HP Rolls Out Big Data Test Drive Service Offering


Hewlett-Packard's Enterprise Services group Monday rolled out a new cloud-based analytics-as-a-service offering aimed at allowing customers to quickly test drive big data solutions.

Billed as a Big Data Discovery Experience as a service, HP said it allows customers to "determine the value of their new use cases and big data sets" before committing to large capital investments.

HP said the new service, which is based on its Haven big data platform, allows customers to "engage HP's data scientists and rapidly develop solutions that can be deployed either on premise or in the cloud."

[Related: HP Haven Big Data Platform Is Gaining Partner Momentum]

"It's a test drive with data models, connectors [and] accelerators coupled with industry expertise, data scientist and technical expertise to enable discovery," said Ashim Bose, a senior director in HP's Enterprise Services group. "Once the business value is established, the findings can be implemented in a production environment."
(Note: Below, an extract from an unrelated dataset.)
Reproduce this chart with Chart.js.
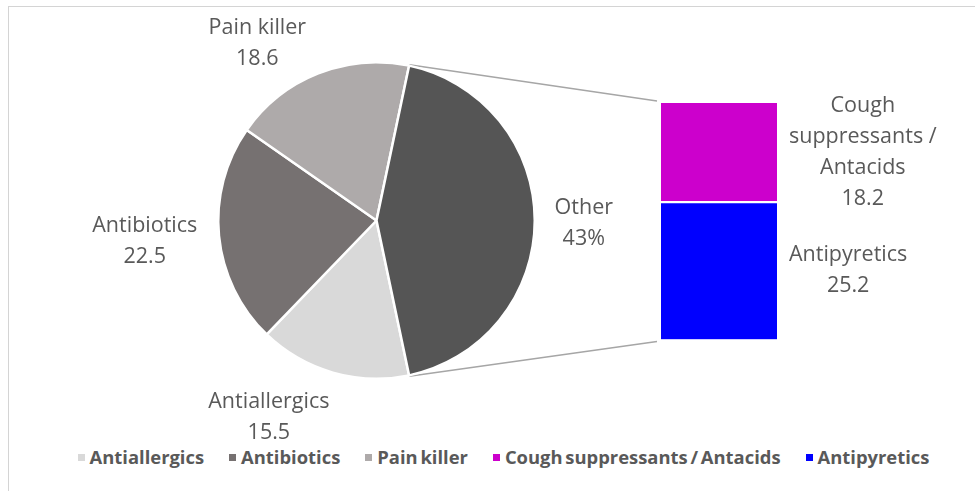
<!DOCTYPE html>
<html>
<head>
<meta charset="utf-8">
<title>Pie of bar</title>
<script src="https://cdn.jsdelivr.net/npm/chart.js@4.4.1/dist/chart.umd.min.js"></script>
<style>
  html, body { margin: 0; padding: 0; background: #fff; }
  #wrap { position: relative; width: 975px; height: 491px; overflow: hidden; }
  #frame { position: absolute; left: 8px; top: 6px; width: 1100px; height: 600px;
           border-left: 1px solid #d4d4d4; border-top: 1px solid #d4d4d4; }
  #pieChart { position: absolute; left: 0; top: 0; }
  #barChart { position: absolute; left: 640px; top: 60px; }
  #legend { position: absolute; left: 0; width: 1007px; top: 444px; display: flex;
            justify-content: center; font: bold 18.4px "Open Sans"; color: #595959; line-height: 26px;
            word-spacing: -2px; }
  .lg-item { display: flex; align-items: center; margin: 0 12.5px; white-space: nowrap; }
  .lg-box { width: 7px; height: 7px; margin-right: 5px; }
</style>
</head>
<body>
<div id="wrap">
  <div id="frame"></div>
  <canvas id="pieChart" width="753" height="441"></canvas>
  <canvas id="barChart" width="335" height="310"></canvas>
  <div id="legend"></div>
</div>
<script>
// ── data ─────────────────────────────────────────────
const pieLabels = ['Antiallergics', 'Antibiotics', 'Pain killer'];
const pieValues = [15.5, 22.5, 18.6];
const barLabels = ['Cough suppressants / Antacids', 'Antipyretics'];
const barValues = [18.2, 25.2];
const otherLabel = 'Other';

const pieColors = ['#d9d9d9', '#767171', '#aeaaaa'];
const otherColor = '#555555';
const barColors = ['#cc00cc', '#0000ff'];

const textColor = '#595959';
const labelFont = '21.5px "Open Sans"';

const otherValue = barValues.reduce((a, b) => a + b, 0);
const grandTotal = pieValues.reduce((a, b) => a + b, 0) + otherValue;
// Other slice centred on the right, like Excel's pie-of-bar
const otherSweep = otherValue / grandTotal * 360;

// simple greedy word wrap for the canvas labels
function wrapText(ctx, text, maxW) {
  const words = text.split(' ');
  const lines = [];
  let cur = '';
  words.forEach(w => {
    const test = cur ? cur + ' ' + w : w;
    if (cur && ctx.measureText(test).width > maxW) { lines.push(cur); cur = w; }
    else cur = test;
  });
  if (cur) lines.push(cur);
  return lines;
}

// ── bar (the "of bar" part) ──────────────────────────
const barLabelPlugin = {
  id: 'barLabels',
  afterDraw(chart, args, opts) {
    const ctx = chart.ctx;
    ctx.save();
    ctx.font = labelFont;
    ctx.fillStyle = textColor;
    ctx.textAlign = 'center';
    ctx.textBaseline = 'middle';
    chart.data.datasets.forEach((ds, i) => {
      const bar = chart.getDatasetMeta(i).data[0];
      const p = bar.getProps(['x', 'y', 'base', 'width']);
      const lines = wrapText(ctx, ds.label, opts.wrapWidth).concat([String(ds.data[0])]);
      const bw = Math.max(...lines.map(l => ctx.measureText(l).width));
      const cx = p.x + p.width / 2 + opts.gap + bw / 2;
      const cy = (p.y + p.base) / 2;
      lines.forEach((t, k) => ctx.fillText(t, cx, cy + (k - (lines.length - 1) / 2) * opts.lineHeight));
    });
    ctx.restore();
  }
};

// stacked bottom-up: Antipyretics below, Cough suppressants on top
const barDatasets = barLabels.map((lab, i) => ({
  label: lab,
  data: [barValues[i]],
  backgroundColor: barColors[i],
  borderColor: '#ffffff',
  borderWidth: i === 0 ? { top: 0, bottom: 1.5, left: 0, right: 0 } : { top: 1.5, bottom: 0, left: 0, right: 0 },
  borderSkipped: false,
  barPercentage: 1,
  categoryPercentage: 1
})).reverse();

const barChart = new Chart(document.getElementById('barChart'), {
  type: 'bar',
  data: { labels: [''], datasets: barDatasets },
  options: {
    responsive: false,
    animation: false,
    layout: { padding: { left: 21, right: 198, top: 43, bottom: 30.5 } },
    plugins: {
      legend: { display: false },
      tooltip: { enabled: false },
      barLabels: { gap: 12, wrapWidth: 165, lineHeight: 31 }
    },
    scales: {
      x: { display: false, stacked: true },
      y: { display: false, stacked: true, min: 0, max: otherValue }
    }
  },
  plugins: [barLabelPlugin]
});

// ── pie ──────────────────────────────────────────────
const pieLabelPlugin = {
  id: 'pieLabels',
  beforeDatasetsDraw(chart, args, opts) {
    // connector lines from the Other slice to the bar
    const ctx = chart.ctx;
    const arc = chart.getDatasetMeta(0).data[pieValues.length];
    const a = arc.getProps(['x', 'y', 'startAngle', 'endAngle', 'outerRadius']);
    const offX = barChart.canvas.offsetLeft - chart.canvas.offsetLeft;
    const offY = barChart.canvas.offsetTop - chart.canvas.offsetTop;
    const metas = barChart.data.datasets.map((d, i) => barChart.getDatasetMeta(i).data[0].getProps(['x', 'y', 'base', 'width']));
    const left = metas[0].x - metas[0].width / 2 + offX - 4;
    const top = Math.min(...metas.map(m => m.y)) + offY - 2;
    const bottom = Math.max(...metas.map(m => m.base)) + offY + 2;
    const R = a.outerRadius + 1;
    ctx.save();
    ctx.strokeStyle = '#a6a6a6';
    ctx.lineWidth = 1.5;
    ctx.beginPath();
    ctx.moveTo(a.x + Math.cos(a.startAngle) * R, a.y + Math.sin(a.startAngle) * R);
    ctx.lineTo(left, top);
    ctx.moveTo(a.x + Math.cos(a.endAngle) * R, a.y + Math.sin(a.endAngle) * R);
    ctx.lineTo(left, bottom);
    ctx.stroke();
    ctx.restore();
  },
  afterDraw(chart, args, opts) {
    const ctx = chart.ctx;
    const ds = chart.data.datasets[0];
    ctx.save();
    ctx.font = labelFont;
    ctx.fillStyle = textColor;
    ctx.textAlign = 'center';
    ctx.textBaseline = 'middle';
    chart.getDatasetMeta(0).data.forEach((arc, i) => {
      const p = arc.getProps(['x', 'y', 'startAngle', 'endAngle', 'outerRadius']);
      const mid = (p.startAngle + p.endAngle) / 2 + opts.shift[i] * Math.PI / 180;
      const d = p.outerRadius * opts.dist[i];
      const cx = p.x + Math.cos(mid) * d;
      const cy = p.y + Math.sin(mid) * d;
      const val = i === pieValues.length
        ? Math.round(ds.data[i] / grandTotal * 100) + '%'
        : String(ds.data[i]);
      const lines = [chart.data.labels[i], val];
      lines.forEach((t, k) => ctx.fillText(t, cx, cy + (k - (lines.length - 1) / 2) * opts.lineHeight));
    });
    ctx.restore();
  }
};

const pieChart = new Chart(document.getElementById('pieChart'), {
  type: 'pie',
  data: {
    labels: pieLabels.concat([otherLabel]),
    datasets: [{
      data: pieValues.concat([otherValue]),
      backgroundColor: pieColors.concat([otherColor]),
      borderColor: '#ffffff',
      borderWidth: 2.5
    }]
  },
  options: {
    responsive: false,
    animation: false,
    rotation: 90 + otherSweep / 2,
    layout: { padding: { left: 217, right: 217, top: 61, bottom: 61 } },
    plugins: {
      legend: { display: false },
      tooltip: { enabled: false },
      pieLabels: {
        shift: [12.6, 0.5, -12.3, 0.8],
        dist: [1.42, 1.47, 1.35, 1.31],
        lineHeight: 31
      }
    }
  },
  plugins: [pieLabelPlugin]
});

// ── legend (built from the same arrays) ──────────────
const legendEl = document.getElementById('legend');
const legendItems = pieLabels.map((l, i) => [l, pieColors[i]])
  .concat(barLabels.map((l, i) => [l, barColors[i]]));
legendItems.forEach(([text, color]) => {
  const item = document.createElement('div');
  item.className = 'lg-item';
  item.innerHTML = `<span class="lg-box" style="background:${color}"></span><span>${text}</span>`;
  legendEl.appendChild(item);
});
</script>
</body>
</html>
HP does have "plans to move into SaaS [software-as-a-service] offers with a focus on the key industries and domains we play in," said Bose.

Chris Case, president and CEO of Sequel Data Systems, an HP enterprise partner based in Austin, Texas, said he is looking forward to working with HP to sell big data as a service rather than an on-premise, capital expenditure-based solution. "We should be able to sell this just like we do an agent model with the public sector [HP] business," he said.

"An on-demand big data-as-a-service offering is much more attractive for a customer than buying a multimillion-dollar solution," said Case. "There is going to be a finite number of customers that would want or need a multimillion-dollar big data solution."

Case said he is seeing a lot more customers embracing the on-demand computing model, preferring to buy information technology as an operating expense-based service rather than a massive capital expenditure on-premise solution.

"Lots of customers are looking to go to an on-demand model," he said. "It's easier for them to go to the board of directors and get approval for an OpEx-based service, paying a monthly bill rather than a single big capital expenditure."